### GOAL
The records below are to be copied word for word, with every picture left out.

Rows from a dataset of charts and code:
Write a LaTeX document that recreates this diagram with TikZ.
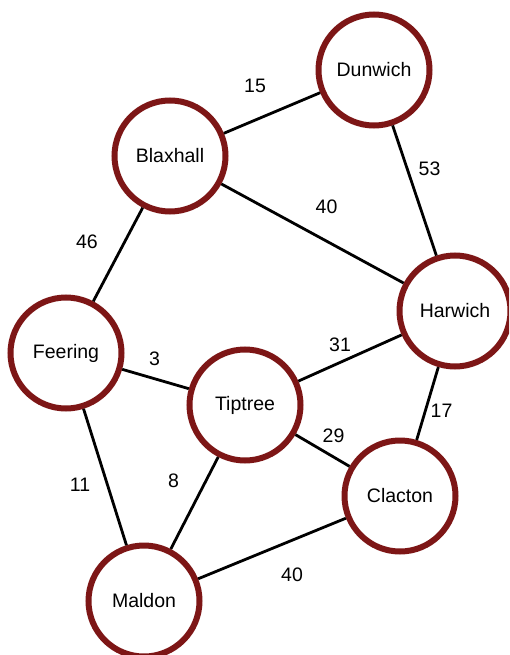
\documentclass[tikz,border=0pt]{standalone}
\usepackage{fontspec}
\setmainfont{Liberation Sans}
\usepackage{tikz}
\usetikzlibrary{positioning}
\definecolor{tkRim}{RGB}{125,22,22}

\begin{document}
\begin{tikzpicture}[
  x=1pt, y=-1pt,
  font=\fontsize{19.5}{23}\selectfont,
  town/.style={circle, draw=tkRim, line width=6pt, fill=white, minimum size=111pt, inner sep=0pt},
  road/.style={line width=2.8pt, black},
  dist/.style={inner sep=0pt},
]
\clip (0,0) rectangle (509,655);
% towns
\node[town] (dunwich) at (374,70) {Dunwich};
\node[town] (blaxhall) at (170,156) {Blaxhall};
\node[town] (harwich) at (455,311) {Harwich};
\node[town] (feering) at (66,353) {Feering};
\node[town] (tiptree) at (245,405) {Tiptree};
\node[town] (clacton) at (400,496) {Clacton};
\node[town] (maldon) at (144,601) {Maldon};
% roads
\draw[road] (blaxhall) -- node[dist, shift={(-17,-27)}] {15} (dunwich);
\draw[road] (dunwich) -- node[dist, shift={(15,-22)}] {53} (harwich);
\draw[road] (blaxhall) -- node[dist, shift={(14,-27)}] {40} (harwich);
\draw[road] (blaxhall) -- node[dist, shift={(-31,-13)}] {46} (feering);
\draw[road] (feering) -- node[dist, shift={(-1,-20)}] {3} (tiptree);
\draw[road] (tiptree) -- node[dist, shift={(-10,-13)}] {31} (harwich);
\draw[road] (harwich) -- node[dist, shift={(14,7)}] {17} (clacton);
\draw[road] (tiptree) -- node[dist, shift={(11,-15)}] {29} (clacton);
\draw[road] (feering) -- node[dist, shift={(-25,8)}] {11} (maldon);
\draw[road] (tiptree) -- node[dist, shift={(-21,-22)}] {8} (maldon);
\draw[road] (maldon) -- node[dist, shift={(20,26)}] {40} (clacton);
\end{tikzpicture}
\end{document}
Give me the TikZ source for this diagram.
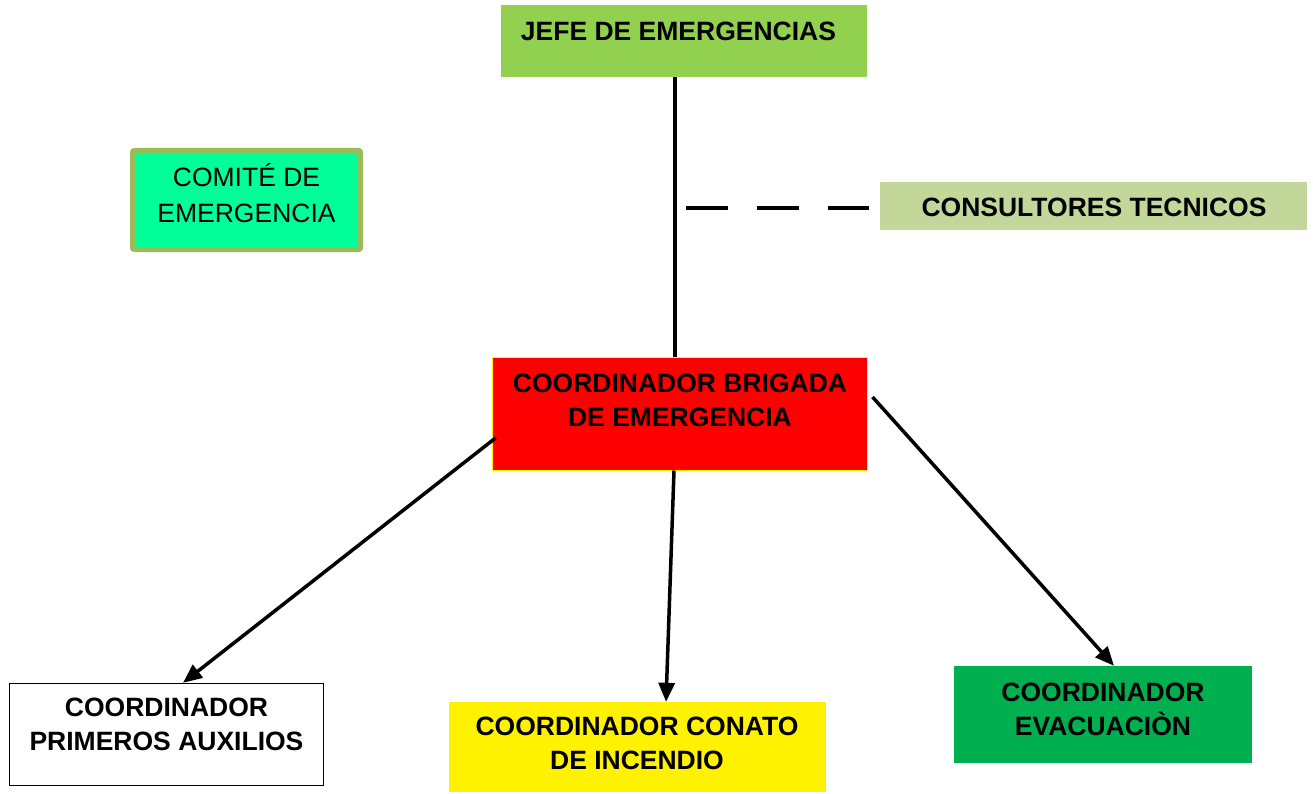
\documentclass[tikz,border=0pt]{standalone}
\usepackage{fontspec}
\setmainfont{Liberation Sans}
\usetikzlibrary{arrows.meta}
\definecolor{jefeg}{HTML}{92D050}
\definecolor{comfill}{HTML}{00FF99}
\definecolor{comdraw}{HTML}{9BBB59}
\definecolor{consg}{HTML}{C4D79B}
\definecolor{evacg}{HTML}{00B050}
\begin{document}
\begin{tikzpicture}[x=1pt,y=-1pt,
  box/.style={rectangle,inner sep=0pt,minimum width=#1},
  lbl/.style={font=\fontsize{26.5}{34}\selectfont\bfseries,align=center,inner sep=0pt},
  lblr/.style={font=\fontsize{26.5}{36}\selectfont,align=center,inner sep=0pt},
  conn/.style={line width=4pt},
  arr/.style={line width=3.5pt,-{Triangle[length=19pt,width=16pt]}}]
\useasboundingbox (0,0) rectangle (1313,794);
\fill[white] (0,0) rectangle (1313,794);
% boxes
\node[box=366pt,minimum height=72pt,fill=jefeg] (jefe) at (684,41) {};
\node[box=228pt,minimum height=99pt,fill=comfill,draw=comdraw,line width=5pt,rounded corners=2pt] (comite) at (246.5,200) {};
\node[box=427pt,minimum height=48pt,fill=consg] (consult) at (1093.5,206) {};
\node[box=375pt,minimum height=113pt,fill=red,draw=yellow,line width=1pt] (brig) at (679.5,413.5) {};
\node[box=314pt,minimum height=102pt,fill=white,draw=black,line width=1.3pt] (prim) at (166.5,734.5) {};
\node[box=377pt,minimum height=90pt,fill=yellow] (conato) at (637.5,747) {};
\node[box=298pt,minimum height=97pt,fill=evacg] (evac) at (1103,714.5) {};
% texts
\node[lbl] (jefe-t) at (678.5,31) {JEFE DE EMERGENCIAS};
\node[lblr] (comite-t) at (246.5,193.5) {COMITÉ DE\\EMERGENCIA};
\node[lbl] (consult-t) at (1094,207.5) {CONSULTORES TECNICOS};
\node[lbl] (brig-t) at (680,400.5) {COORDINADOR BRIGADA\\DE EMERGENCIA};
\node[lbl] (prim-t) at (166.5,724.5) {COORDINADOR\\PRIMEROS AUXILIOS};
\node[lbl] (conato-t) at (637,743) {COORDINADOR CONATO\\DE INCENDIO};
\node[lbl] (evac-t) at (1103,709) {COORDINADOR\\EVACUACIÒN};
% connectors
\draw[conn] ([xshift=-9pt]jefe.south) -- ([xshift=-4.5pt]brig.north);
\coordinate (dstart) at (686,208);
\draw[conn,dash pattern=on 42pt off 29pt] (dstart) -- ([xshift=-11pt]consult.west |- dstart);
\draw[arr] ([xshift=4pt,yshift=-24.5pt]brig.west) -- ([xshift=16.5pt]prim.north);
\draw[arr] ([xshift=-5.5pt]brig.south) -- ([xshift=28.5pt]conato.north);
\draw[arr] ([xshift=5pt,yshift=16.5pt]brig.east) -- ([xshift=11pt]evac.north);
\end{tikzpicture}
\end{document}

### CORRECT ANSWER
Write a LaTeX document that recreates this diagram with TikZ.
\documentclass[tikz,border=0pt]{standalone}
\usepackage{fontspec}
\setmainfont{Liberation Sans}
\usepackage{tikz}
\usetikzlibrary{positioning}
\definecolor{tkRim}{RGB}{125,22,22}

\begin{document}
\begin{tikzpicture}[
  x=1pt, y=-1pt,
  font=\fontsize{19.5}{23}\selectfont,
  town/.style={circle, draw=tkRim, line width=6pt, fill=white, minimum size=111pt, inner sep=0pt},
  road/.style={line width=2.8pt, black},
  dist/.style={inner sep=0pt},
]
\clip (0,0) rectangle (509,655);
% towns
\node[town] (dunwich) at (374,70) {Dunwich};
\node[town] (blaxhall) at (170,156) {Blaxhall};
\node[town] (harwich) at (455,311) {Harwich};
\node[town] (feering) at (66,353) {Feering};
\node[town] (tiptree) at (245,405) {Tiptree};
\node[town] (clacton) at (400,496) {Clacton};
\node[town] (maldon) at (144,601) {Maldon};
% roads
\draw[road] (blaxhall) -- node[dist, shift={(-17,-27)}] {15} (dunwich);
\draw[road] (dunwich) -- node[dist, shift={(15,-22)}] {53} (harwich);
\draw[road] (blaxhall) -- node[dist, shift={(14,-27)}] {40} (harwich);
\draw[road] (blaxhall) -- node[dist, shift={(-31,-13)}] {46} (feering);
\draw[road] (feering) -- node[dist, shift={(-1,-20)}] {3} (tiptree);
\draw[road] (tiptree) -- node[dist, shift={(-10,-13)}] {31} (harwich);
\draw[road] (harwich) -- node[dist, shift={(14,7)}] {17} (clacton);
\draw[road] (tiptree) -- node[dist, shift={(11,-15)}] {29} (clacton);
\draw[road] (feering) -- node[dist, shift={(-25,8)}] {11} (maldon);
\draw[road] (tiptree) -- node[dist, shift={(-21,-22)}] {8} (maldon);
\draw[road] (maldon) -- node[dist, shift={(20,26)}] {40} (clacton);
\end{tikzpicture}
\end{document}
Give me the TikZ source for this diagram.
\documentclass[tikz,border=0pt]{standalone}
\usepackage{fontspec}
\setmainfont{Liberation Sans}
\usetikzlibrary{arrows.meta}
\definecolor{jefeg}{HTML}{92D050}
\definecolor{comfill}{HTML}{00FF99}
\definecolor{comdraw}{HTML}{9BBB59}
\definecolor{consg}{HTML}{C4D79B}
\definecolor{evacg}{HTML}{00B050}
\begin{document}
\begin{tikzpicture}[x=1pt,y=-1pt,
  box/.style={rectangle,inner sep=0pt,minimum width=#1},
  lbl/.style={font=\fontsize{26.5}{34}\selectfont\bfseries,align=center,inner sep=0pt},
  lblr/.style={font=\fontsize{26.5}{36}\selectfont,align=center,inner sep=0pt},
  conn/.style={line width=4pt},
  arr/.style={line width=3.5pt,-{Triangle[length=19pt,width=16pt]}}]
\useasboundingbox (0,0) rectangle (1313,794);
\fill[white] (0,0) rectangle (1313,794);
% boxes
\node[box=366pt,minimum height=72pt,fill=jefeg] (jefe) at (684,41) {};
\node[box=228pt,minimum height=99pt,fill=comfill,draw=comdraw,line width=5pt,rounded corners=2pt] (comite) at (246.5,200) {};
\node[box=427pt,minimum height=48pt,fill=consg] (consult) at (1093.5,206) {};
\node[box=375pt,minimum height=113pt,fill=red,draw=yellow,line width=1pt] (brig) at (679.5,413.5) {};
\node[box=314pt,minimum height=102pt,fill=white,draw=black,line width=1.3pt] (prim) at (166.5,734.5) {};
\node[box=377pt,minimum height=90pt,fill=yellow] (conato) at (637.5,747) {};
\node[box=298pt,minimum height=97pt,fill=evacg] (evac) at (1103,714.5) {};
% texts
\node[lbl] (jefe-t) at (678.5,31) {JEFE DE EMERGENCIAS};
\node[lblr] (comite-t) at (246.5,193.5) {COMITÉ DE\\EMERGENCIA};
\node[lbl] (consult-t) at (1094,207.5) {CONSULTORES TECNICOS};
\node[lbl] (brig-t) at (680,400.5) {COORDINADOR BRIGADA\\DE EMERGENCIA};
\node[lbl] (prim-t) at (166.5,724.5) {COORDINADOR\\PRIMEROS AUXILIOS};
\node[lbl] (conato-t) at (637,743) {COORDINADOR CONATO\\DE INCENDIO};
\node[lbl] (evac-t) at (1103,709) {COORDINADOR\\EVACUACIÒN};
% connectors
\draw[conn] ([xshift=-9pt]jefe.south) -- ([xshift=-4.5pt]brig.north);
\coordinate (dstart) at (686,208);
\draw[conn,dash pattern=on 42pt off 29pt] (dstart) -- ([xshift=-11pt]consult.west |- dstart);
\draw[arr] ([xshift=4pt,yshift=-24.5pt]brig.west) -- ([xshift=16.5pt]prim.north);
\draw[arr] ([xshift=-5.5pt]brig.south) -- ([xshift=28.5pt]conato.north);
\draw[arr] ([xshift=5pt,yshift=16.5pt]brig.east) -- ([xshift=11pt]evac.north);
\end{tikzpicture}
\end{document}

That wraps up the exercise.